**What the task requires:** "chart" appears in how many lines of the entries? State only the number.

═══ Records for the exercise

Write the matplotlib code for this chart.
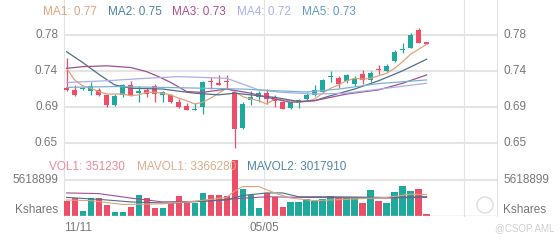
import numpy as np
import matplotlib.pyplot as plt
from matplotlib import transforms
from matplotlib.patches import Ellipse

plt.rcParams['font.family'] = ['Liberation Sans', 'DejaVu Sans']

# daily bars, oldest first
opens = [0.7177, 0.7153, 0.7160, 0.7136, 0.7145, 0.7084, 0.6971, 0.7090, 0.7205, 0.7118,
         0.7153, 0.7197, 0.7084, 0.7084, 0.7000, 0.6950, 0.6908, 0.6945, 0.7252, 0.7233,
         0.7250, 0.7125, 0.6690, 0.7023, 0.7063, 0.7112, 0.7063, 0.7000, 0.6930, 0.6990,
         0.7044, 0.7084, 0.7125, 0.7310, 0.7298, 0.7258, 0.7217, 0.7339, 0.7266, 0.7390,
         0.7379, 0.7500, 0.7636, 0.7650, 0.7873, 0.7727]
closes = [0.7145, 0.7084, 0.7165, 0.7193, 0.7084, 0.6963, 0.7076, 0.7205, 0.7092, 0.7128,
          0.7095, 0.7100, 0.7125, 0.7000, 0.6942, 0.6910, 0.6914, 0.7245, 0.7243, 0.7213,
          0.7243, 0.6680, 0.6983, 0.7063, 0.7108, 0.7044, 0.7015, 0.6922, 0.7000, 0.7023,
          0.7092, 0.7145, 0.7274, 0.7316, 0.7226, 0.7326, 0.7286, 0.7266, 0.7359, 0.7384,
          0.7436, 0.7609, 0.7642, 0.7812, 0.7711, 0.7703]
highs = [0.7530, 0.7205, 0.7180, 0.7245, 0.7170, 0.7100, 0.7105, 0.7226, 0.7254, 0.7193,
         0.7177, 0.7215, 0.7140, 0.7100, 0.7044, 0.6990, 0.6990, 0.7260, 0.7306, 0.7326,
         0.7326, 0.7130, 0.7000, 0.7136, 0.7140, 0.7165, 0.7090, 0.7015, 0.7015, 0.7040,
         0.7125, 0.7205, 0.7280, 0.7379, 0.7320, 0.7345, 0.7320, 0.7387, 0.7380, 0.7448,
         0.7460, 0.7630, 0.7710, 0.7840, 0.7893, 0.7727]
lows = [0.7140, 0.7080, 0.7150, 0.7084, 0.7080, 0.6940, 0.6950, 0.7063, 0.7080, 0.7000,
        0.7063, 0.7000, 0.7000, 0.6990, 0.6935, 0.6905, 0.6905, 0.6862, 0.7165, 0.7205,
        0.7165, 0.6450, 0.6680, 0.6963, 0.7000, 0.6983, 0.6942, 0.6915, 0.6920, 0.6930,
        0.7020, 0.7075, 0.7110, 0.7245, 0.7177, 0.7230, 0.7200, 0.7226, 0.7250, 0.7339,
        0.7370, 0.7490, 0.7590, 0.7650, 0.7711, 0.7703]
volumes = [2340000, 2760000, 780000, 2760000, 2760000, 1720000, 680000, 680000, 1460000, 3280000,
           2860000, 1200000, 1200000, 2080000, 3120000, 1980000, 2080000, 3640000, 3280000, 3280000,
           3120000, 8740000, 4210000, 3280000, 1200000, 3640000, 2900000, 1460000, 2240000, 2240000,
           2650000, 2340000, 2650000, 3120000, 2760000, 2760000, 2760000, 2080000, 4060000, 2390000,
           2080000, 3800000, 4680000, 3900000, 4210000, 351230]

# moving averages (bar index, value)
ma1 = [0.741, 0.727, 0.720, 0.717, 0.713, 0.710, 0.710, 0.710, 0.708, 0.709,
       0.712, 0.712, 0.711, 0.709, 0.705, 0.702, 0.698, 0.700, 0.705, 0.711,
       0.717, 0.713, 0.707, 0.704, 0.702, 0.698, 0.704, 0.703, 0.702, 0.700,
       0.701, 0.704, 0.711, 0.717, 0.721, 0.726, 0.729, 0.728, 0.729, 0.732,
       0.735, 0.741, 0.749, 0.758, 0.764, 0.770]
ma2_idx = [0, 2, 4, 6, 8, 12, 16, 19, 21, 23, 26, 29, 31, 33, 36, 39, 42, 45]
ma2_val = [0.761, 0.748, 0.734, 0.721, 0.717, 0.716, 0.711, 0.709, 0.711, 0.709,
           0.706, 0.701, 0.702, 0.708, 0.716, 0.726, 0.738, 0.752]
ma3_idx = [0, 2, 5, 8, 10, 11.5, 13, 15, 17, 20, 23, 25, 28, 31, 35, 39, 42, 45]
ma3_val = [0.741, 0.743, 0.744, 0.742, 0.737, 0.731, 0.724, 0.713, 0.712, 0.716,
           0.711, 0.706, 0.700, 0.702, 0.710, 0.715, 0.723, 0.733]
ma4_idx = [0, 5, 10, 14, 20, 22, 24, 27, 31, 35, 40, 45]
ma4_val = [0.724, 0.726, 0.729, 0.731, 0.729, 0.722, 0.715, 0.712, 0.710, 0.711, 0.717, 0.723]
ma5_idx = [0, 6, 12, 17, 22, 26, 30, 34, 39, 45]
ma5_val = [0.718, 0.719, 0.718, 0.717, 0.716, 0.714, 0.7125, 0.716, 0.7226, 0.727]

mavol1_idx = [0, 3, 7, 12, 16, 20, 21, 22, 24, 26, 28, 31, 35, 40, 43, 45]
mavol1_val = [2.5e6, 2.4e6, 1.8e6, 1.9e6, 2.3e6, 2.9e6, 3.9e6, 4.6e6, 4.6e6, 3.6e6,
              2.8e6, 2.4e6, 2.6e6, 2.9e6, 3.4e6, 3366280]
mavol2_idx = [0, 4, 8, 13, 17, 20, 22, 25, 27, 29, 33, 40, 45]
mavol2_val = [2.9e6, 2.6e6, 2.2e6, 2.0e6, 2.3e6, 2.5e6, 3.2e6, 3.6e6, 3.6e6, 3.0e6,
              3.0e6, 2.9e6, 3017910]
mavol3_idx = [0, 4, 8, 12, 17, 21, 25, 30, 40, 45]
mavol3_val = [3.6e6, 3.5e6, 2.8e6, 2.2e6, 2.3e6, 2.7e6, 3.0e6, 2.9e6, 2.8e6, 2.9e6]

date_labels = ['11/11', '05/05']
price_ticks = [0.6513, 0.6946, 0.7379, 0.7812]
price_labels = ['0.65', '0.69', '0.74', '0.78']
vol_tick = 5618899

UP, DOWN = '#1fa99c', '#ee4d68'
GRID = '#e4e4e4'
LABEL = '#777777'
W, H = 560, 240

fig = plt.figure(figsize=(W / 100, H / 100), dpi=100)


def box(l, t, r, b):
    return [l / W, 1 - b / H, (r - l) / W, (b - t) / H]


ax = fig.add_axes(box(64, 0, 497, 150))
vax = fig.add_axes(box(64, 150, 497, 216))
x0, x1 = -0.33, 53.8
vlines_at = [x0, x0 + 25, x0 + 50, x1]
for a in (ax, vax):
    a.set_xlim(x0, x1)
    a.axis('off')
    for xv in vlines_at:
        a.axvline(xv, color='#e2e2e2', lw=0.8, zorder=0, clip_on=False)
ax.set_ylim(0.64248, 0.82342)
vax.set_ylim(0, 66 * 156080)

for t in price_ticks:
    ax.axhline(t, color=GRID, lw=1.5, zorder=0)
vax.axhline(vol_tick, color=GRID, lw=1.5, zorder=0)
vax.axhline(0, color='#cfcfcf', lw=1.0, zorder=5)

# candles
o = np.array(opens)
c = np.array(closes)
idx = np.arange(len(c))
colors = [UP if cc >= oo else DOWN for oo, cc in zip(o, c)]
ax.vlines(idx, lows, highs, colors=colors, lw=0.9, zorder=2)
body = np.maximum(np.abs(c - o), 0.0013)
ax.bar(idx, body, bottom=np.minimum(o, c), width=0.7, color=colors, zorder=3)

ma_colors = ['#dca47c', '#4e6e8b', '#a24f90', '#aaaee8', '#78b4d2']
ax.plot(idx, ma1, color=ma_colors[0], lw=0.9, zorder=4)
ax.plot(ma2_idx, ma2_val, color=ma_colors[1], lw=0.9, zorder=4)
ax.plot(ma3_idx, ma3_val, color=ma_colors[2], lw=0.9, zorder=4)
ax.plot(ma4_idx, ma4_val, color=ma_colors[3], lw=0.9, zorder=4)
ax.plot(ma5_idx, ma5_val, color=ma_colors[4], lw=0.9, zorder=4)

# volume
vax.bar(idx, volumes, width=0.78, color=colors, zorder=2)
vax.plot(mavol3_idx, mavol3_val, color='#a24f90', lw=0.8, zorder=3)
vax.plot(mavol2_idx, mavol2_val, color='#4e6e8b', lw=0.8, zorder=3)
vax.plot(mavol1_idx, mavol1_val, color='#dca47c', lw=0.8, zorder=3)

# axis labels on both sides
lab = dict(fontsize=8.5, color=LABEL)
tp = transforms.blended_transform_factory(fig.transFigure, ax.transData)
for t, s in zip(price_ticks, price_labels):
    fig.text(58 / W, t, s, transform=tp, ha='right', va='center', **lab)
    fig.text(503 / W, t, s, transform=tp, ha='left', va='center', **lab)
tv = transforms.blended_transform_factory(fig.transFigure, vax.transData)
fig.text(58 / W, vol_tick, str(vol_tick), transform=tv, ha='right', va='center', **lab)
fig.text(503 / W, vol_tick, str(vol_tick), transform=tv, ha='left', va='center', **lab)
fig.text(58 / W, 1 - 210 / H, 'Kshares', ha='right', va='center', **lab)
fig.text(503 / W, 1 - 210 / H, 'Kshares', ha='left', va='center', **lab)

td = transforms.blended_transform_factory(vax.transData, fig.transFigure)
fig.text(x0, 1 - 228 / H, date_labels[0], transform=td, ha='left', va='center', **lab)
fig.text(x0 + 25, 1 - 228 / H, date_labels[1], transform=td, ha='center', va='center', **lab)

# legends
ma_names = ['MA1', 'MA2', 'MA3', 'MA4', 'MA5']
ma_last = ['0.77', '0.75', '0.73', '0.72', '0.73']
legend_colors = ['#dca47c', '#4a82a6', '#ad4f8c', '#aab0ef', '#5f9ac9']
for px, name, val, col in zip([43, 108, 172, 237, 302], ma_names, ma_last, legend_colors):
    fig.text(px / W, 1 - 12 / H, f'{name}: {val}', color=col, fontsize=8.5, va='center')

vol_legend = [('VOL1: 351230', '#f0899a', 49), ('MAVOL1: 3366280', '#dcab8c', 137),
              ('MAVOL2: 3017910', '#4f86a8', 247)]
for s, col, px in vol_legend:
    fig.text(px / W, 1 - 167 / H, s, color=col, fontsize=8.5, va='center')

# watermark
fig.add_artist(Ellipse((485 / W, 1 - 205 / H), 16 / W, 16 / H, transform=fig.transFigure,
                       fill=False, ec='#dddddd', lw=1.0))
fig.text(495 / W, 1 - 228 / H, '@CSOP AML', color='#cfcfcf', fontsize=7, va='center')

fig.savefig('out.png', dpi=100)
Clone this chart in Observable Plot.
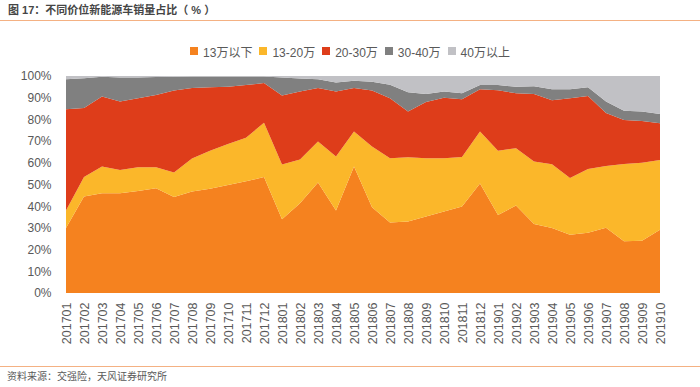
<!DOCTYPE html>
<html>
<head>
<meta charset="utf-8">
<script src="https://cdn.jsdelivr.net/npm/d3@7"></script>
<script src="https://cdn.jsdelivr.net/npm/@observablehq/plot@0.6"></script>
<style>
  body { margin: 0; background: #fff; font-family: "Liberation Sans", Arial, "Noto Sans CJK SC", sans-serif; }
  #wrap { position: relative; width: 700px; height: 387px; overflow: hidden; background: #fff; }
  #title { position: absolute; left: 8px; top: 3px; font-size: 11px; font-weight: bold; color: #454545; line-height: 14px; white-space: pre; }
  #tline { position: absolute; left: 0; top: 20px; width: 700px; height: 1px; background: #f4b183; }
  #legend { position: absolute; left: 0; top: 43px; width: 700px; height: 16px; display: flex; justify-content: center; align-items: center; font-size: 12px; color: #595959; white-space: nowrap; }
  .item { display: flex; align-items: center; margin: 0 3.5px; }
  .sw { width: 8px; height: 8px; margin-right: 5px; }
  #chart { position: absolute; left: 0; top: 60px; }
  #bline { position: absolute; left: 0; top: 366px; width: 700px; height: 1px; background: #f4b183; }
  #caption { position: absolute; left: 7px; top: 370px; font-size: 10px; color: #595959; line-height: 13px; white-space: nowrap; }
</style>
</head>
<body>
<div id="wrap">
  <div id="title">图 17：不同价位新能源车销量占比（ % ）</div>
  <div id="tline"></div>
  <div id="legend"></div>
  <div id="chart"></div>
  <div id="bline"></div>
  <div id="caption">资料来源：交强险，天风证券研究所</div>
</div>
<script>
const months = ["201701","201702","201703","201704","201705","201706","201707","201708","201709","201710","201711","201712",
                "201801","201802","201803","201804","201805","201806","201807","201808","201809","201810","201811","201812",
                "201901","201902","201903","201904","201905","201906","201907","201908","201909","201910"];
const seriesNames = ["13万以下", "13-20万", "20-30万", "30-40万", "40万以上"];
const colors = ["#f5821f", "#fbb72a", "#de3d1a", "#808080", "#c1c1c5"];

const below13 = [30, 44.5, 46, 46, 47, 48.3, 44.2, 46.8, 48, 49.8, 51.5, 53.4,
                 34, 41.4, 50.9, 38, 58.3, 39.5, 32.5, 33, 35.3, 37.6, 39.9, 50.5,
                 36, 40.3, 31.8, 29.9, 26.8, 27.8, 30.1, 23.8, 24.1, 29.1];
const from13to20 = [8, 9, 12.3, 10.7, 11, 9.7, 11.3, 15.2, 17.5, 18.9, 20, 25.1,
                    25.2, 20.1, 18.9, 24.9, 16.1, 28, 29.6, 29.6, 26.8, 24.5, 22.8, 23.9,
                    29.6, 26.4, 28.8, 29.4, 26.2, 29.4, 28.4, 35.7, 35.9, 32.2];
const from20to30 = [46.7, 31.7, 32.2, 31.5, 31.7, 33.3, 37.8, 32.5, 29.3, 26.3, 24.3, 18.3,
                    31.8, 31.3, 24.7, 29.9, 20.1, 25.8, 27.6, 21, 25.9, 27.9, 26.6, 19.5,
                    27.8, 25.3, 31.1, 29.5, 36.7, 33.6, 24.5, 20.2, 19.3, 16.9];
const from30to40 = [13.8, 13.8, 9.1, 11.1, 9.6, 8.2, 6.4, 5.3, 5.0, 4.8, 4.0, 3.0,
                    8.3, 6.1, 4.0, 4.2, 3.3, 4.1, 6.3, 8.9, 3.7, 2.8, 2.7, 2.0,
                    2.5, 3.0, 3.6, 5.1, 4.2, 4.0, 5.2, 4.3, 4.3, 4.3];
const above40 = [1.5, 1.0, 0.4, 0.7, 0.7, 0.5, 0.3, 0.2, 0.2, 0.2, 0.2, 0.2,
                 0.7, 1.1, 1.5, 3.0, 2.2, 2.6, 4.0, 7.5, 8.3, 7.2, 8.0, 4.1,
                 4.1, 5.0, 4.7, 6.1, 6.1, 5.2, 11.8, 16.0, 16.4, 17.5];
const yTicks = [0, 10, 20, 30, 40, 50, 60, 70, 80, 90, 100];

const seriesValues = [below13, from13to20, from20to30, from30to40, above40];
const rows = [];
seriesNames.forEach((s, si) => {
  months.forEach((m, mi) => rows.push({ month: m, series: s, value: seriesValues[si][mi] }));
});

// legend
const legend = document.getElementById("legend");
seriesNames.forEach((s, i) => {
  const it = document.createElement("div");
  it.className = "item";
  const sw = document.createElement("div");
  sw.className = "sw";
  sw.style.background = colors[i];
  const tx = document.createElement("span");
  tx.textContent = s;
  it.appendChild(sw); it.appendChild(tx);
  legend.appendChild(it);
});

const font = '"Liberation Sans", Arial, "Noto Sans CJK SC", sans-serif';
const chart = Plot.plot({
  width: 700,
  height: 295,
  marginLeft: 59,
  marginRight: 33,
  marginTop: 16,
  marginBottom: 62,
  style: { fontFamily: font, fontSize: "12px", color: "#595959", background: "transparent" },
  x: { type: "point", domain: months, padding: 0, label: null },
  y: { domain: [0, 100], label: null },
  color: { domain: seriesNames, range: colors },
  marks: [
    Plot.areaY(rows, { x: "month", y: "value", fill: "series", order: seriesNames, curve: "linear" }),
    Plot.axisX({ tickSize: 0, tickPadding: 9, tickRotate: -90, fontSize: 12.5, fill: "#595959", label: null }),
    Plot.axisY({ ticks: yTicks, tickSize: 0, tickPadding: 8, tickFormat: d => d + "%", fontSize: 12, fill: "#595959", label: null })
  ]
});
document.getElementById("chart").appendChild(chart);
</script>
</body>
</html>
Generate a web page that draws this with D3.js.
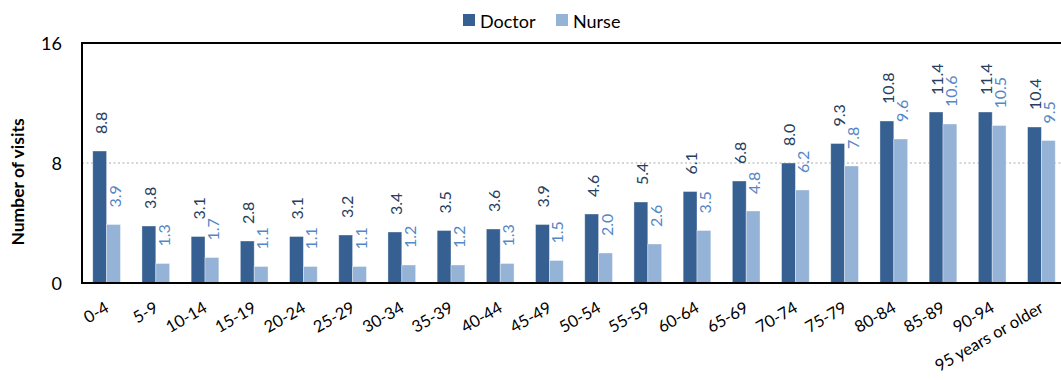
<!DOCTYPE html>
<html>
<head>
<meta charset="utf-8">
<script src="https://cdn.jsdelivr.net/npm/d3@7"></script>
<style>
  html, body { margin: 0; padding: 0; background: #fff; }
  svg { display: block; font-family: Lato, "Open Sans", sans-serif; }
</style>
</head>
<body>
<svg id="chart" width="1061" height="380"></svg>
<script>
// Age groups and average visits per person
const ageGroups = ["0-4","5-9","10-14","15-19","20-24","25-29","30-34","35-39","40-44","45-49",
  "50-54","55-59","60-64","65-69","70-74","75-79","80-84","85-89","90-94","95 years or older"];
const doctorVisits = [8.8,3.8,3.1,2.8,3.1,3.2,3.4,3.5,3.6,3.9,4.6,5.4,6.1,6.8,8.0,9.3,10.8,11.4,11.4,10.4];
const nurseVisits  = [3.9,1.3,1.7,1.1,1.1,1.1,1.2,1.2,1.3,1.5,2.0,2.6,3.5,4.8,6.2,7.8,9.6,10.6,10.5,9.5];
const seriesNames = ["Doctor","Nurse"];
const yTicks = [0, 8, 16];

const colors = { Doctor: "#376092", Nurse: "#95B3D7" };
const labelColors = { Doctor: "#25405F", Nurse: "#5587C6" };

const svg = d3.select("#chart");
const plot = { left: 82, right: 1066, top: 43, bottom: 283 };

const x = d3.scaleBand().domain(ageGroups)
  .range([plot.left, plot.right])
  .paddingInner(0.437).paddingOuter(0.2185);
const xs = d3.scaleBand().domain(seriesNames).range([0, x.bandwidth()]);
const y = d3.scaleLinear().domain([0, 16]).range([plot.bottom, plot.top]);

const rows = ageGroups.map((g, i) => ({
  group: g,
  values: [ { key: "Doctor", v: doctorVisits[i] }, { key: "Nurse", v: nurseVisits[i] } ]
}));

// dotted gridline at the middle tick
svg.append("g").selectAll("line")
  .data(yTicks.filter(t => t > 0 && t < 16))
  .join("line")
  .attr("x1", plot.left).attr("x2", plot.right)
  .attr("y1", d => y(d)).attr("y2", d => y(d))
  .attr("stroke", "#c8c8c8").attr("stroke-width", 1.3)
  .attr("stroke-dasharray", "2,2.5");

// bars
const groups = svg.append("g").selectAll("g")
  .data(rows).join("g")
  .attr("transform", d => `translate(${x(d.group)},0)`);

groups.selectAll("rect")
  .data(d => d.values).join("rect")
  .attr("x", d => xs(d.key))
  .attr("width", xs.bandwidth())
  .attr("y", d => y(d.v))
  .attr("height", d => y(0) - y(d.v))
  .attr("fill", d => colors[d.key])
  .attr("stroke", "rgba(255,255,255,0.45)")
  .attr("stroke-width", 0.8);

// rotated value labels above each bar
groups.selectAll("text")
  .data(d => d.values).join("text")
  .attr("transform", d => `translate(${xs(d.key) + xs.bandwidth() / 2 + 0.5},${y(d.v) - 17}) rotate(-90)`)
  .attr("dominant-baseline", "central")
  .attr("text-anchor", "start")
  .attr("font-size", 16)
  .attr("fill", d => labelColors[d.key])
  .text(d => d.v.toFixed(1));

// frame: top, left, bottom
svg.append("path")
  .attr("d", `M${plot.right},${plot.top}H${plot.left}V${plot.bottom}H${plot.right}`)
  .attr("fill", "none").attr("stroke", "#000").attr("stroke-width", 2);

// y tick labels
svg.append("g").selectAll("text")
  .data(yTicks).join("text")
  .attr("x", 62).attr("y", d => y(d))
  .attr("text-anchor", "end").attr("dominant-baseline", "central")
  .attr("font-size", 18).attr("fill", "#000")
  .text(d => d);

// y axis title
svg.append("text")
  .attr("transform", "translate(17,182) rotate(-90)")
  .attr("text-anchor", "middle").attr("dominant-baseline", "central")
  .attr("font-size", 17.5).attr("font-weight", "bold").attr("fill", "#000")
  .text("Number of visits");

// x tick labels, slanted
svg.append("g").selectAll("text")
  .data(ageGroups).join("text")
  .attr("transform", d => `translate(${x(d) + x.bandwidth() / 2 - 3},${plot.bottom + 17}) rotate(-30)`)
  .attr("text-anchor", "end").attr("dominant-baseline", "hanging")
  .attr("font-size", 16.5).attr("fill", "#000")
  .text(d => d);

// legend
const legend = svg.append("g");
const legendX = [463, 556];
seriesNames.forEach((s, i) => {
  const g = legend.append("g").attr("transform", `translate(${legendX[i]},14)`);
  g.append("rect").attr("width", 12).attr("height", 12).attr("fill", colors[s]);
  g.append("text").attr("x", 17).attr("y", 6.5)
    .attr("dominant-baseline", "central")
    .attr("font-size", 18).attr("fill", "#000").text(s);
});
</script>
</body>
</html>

══════

**Written answer:** 8